At precisely 18:15, the evening begins outside by the fountain on Christiania Torv, where a new performance will be presented in collaboration with musician Frode Haltli. Chimera Power and the Seven Women in Heaven (2026) is a newly commissioned performance in which text, music, and interaction unfold across different rooms, times, and moods.
Lilibeth Cuenca Rasmussen (b. 1970) is considered one of Denmark’s leading contemporary artists, and this is the first time her work has been presented in a major exhibition in Norway. The exhibition presents earlier and new work, including a performance developed specifically for the occasion.

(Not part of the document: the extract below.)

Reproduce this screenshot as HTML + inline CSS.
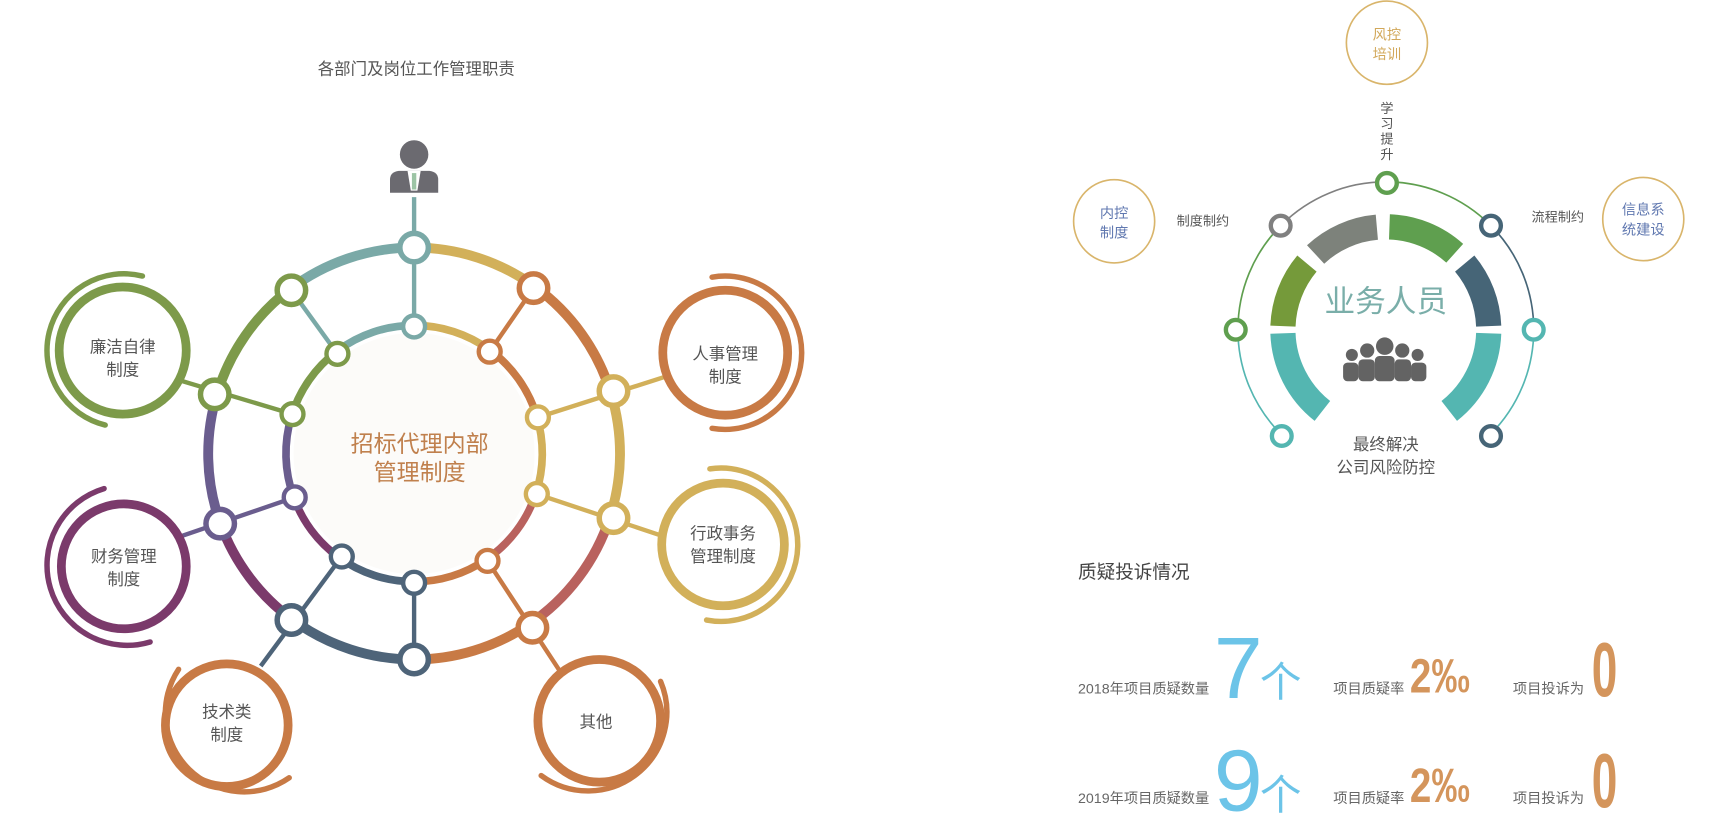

This year marks the 190th anniversary of Oslo Kunstforening, Norway’s first art institution, founded in 1836, and the exhibition is part of the anniversary celebration. On the ground floor of our premises, visitors are invited into an in-depth exploration of the institution’s archive and exhibition history. Here, the historic plaster ceiling – adorned with mythical creatures and virtues drawn from the seventeenth-century worldview – serves as a point of departure for Cuenca Rasmussen’s presentation of her own ”archive material”. This material reflects an extensive artistic practice in which questions of identity, representation, and staging are central. Cuenca Rasmussen’s work frequently takes form as performance, which is subsequently carried forward and transformed across media including video, photography, sculpture, and installation – generating spaces where existential questions take shape and formal strategies unfold in dialogue with lived experience.
The exhibition’s starting point is the figure of the chimera – a fire-breathing hybrid creature from Greek mythology, composed of a lion, a serpent, and a goat within a single body. The figure operates as a metaphor for fragmented identity, the coexistence of contradictions, and the layered nature of personal history. Cuenca Rasmussen was born in Manila, the Philippines, where she lived until the age of eight, before her family relocated to Denmark. Across geographic and cultural contexts, the chimera becomes a recurrent motif for shifting political, cultural, and personal experiences – and for what the artist herself describes as in-betweenness: a liminal condition that resists fixed positions and categorisations.
The exhibition spans over two decades of artistic production, from the early performance work Cock Fight Song (2006) to more recent works including the sculpture Meteorite (2019), the video work 7 Stages of Gynophobia (2023), and the performance Chimera Power and the Seven Women in Heaven (2026), alongside new sculptures and photographs. Self-staging is a recurring theme across different forms of materiality – whether as a rotating sculpture, a fragmented body, or a figure carved in acacia wood.
Together, the works bear witness to a persistent inquiry into art-historical hegemonies, patriarchal structures, and personal experiences of language and diaspora, in which the humorous and the serious operate in concert.